Author: Anonymous |
Date: 2016-07-28 07:10 |
Agner, have you studied the MIPS architecture? What do you think of "branch delay slots" ? Personally, I like them, because of the following: There are things the software developer (and the compiler) easily knows, but the hardware developer will hardly know it. The instruction set should give the software developer means to express that knowledge to the hardware. One thing software developers know is which procedure will be called on a function pointer (because of polymorphism, indirect branches have become quite popular), but the hardware couldn't possible know it. When indirect branch instructions like "CALL (register)", "JR (register)" or "JALR (register)" are executed, the hardware is absolutely clueless as to where to move forward, because it needs to know the value of the register before proceding (which it likely won't know. Because of the modern pipelined approach, it needs the write-back value of the register). This will very likely lead to a stall. But, with the instructions "SETCALL (register)" and "CALL (no arguments)", "SETJUMP (register)" and "JUMP (no arguments)", it's possible to execute instructions while the processor is fetching instructions from the target address, like this: SETCALL (register) ; sets the call target, the processors starts to fetch data from it.
instruction one...
instruction two...
instruction n...
CALL (no arguments) ; calls the procedure pointed by the call target. The delay slot gives the processor time to prepare for the call or jump, and relieves the branch predictor of work. The branch predictor might be completely removed from the processor with this approach (more silicon for the hardware developer!). I have never seen any processor with instructions like that (and I have studied the 68000, x86, x64, ARM and MIPS). "if" statements could also benefit from this approach. Delay slots are not novel. The novel part here is its size can be arbitrarily set. I like the statements on the section "10.8 Function libraries and link methods". I wonder if they are there because of the indirect branch problem. Cache miss is also a big topic. Suppose I have five functions (functions in the mathematical sense), A, B, C, D, E, which can be fully executed in parallel.
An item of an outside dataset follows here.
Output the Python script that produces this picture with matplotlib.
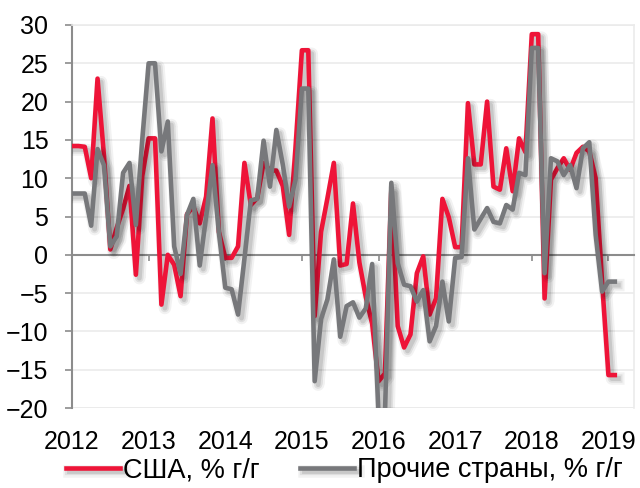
import matplotlib.pyplot as plt
import matplotlib.patheffects as pe
import numpy as np

plt.rcParams['font.family'] = ['Liberation Sans', 'DejaVu Sans']

# Monthly y/y growth, Jan 2012 - Feb 2019
usa = [14.2, 14.2, 14.1, 10.0, 23.0, 13.0, 0.7, 3.5, 6.0, 9.0, -2.6, 10.3,
       15.2, 15.2, -6.5, 0.0, -1.3, -5.4, 5.3, 6.3, 4.1, 7.6, 17.8, 3.0,
       -0.4, -0.4, 1.1, 12.0, 6.5, 7.4, 12.0, 11.0, 11.0, 9.0, 2.6, 14.0,
       26.7, 26.7, -8.0, 3.0, 7.4, 12.0, -1.4, -1.2, 6.7, -1.0, -5.5, -9.0,
       -16.5, -15.5, 8.5, -9.3, -12.1, -10.4, -2.4, -0.2, -7.8, -5.7, 7.3, 4.9,
       1.0, 1.0, 19.8, 11.8, 11.8, 20.0, 8.9, 8.5, 13.9, 8.3, 15.2, 13.4,
       28.8, 28.8, -5.7, 9.8, 11.3, 12.6, 11.1, 13.3, 14.1, 13.5, 10.0, -3.5,
       -15.7, -15.7]
other = [8.0, 8.0, 8.0, 3.8, 13.8, 11.7, 1.1, 2.4, 10.7, 12.0, 3.9, 15.0,
         25.0, 25.0, 13.5, 17.4, 1.1, -2.5, 5.2, 7.3, -1.4, 5.0, 11.7, 2.9,
         -4.3, -4.5, -7.8, -0.5, 7.1, 7.3, 14.9, 8.9, 16.3, 11.8, 6.3, 9.8,
         21.7, 21.7, -16.5, -8.4, -5.8, -0.6, -10.7, -6.7, -6.2, -8.2, -7.0, -1.2,
         -21.0, -21.0, 9.4, -1.1, -3.9, -4.1, -6.1, -4.6, -11.3, -9.3, -3.5, -8.7,
         -0.4, -0.3, 12.6, 3.3, 4.7, 6.1, 4.3, 4.1, 6.5, 5.9, 10.7, 10.4,
         27.0, 27.0, -2.4, 12.6, 12.2, 10.4, 11.7, 8.7, 13.9, 14.7, 2.6, -4.8,
         -3.5, -3.5]
years = ['2012', '2013', '2014', '2015', '2016', '2017', '2018', '2019']

RED = '#EE1438'
GREY = '#77787B'

months = np.arange(len(usa))
year_pos = np.arange(len(years)) * 12

fig = plt.figure(figsize=(6.4, 4.88), dpi=100)
ax = fig.add_axes([0.1125, 0.1639, 0.8781, 0.7849])

# soft drop shadow under each line
shadow = [pe.SimpleLineShadow(offset=(2.5, -2.5), shadow_color='k', alpha=0.05, linewidth=9),
          pe.SimpleLineShadow(offset=(2.5, -2.5), shadow_color='k', alpha=0.08, linewidth=6),
          pe.SimpleLineShadow(offset=(2.5, -2.5), shadow_color='k', alpha=0.10, linewidth=3.5),
          pe.Normal()]

ax.plot(months, usa, color=RED, lw=3.3, label='США, % г/г',
        path_effects=shadow, solid_joinstyle='round', zorder=3)
ax.plot(months, other, color=GREY, lw=3.3, label='Прочие страны, % г/г',
        path_effects=shadow, solid_joinstyle='round', zorder=4)

ax.set_xlim(0, 88)
ax.set_ylim(-20, 30)
ax.set_yticks(np.arange(-20, 31, 5))
ax.yaxis.grid(True, color='#EBEBEB', lw=1.2)
ax.set_axisbelow(True)

# plot-area frame
for side in ['top', 'right']:
    ax.spines[side].set_color('#EBEBEB')
    ax.spines[side].set_linewidth(1.2)
ax.spines['left'].set_color('#8C8C8C')
ax.spines['left'].set_linewidth(1.5)

# category axis crosses at zero
ax.spines['bottom'].set_position(('data', 0))
ax.spines['bottom'].set_color('#8C8C8C')
ax.spines['bottom'].set_linewidth(1.5)
ax.axhline(-20, color='#EBEBEB', lw=1.2, zorder=0)
ax.set_xticks(year_pos)
ax.tick_params(axis='x', direction='out', length=4, width=1.2, color='#8C8C8C',
               labelbottom=False)
ax.tick_params(axis='y', direction='out', length=5, width=1.2, color='#8C8C8C',
               labelsize=18, pad=12)

for xp, label in zip(year_pos, years):
    ax.text(xp, -0.09, label, transform=ax.get_xaxis_transform(),
            ha='center', va='center', fontsize=18)

fig.legend(loc='lower left', bbox_to_anchor=(0.065, -0.04), ncol=2, frameon=False,
           fontsize=19.5, handlelength=2.0, handletextpad=0.1, columnspacing=1.5)

fig.savefig('out.png', dpi=100)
The calls instructions are laid in the following order: CALL A; CALL B; CALL C; CALL D; CALL E; But only the data for the E function is ready (is on the cache). Would the processor stall, while waiting for the data of A, B, C, D arrive? And, even worse, wait for the completion of A, B, C and D? I like that vectors are present on this new instruction set and are an important part of it. Many algorithms use matrix multiplication, which can greatly benefit from instruction-level parallelism, but the current instructions sets are simply disappointing. I'm currently trying to write a fast 2048-bit modular multiplier (for exponentiation with 2048-bit exponents, which should happen under tens of milliseconds, and currently is taking hundreds of milliseconds), and, although Toom-Cook algorithm uses matrix multiplication, it's simply not possible to express it nicely with the instructions given by x86 or x64. |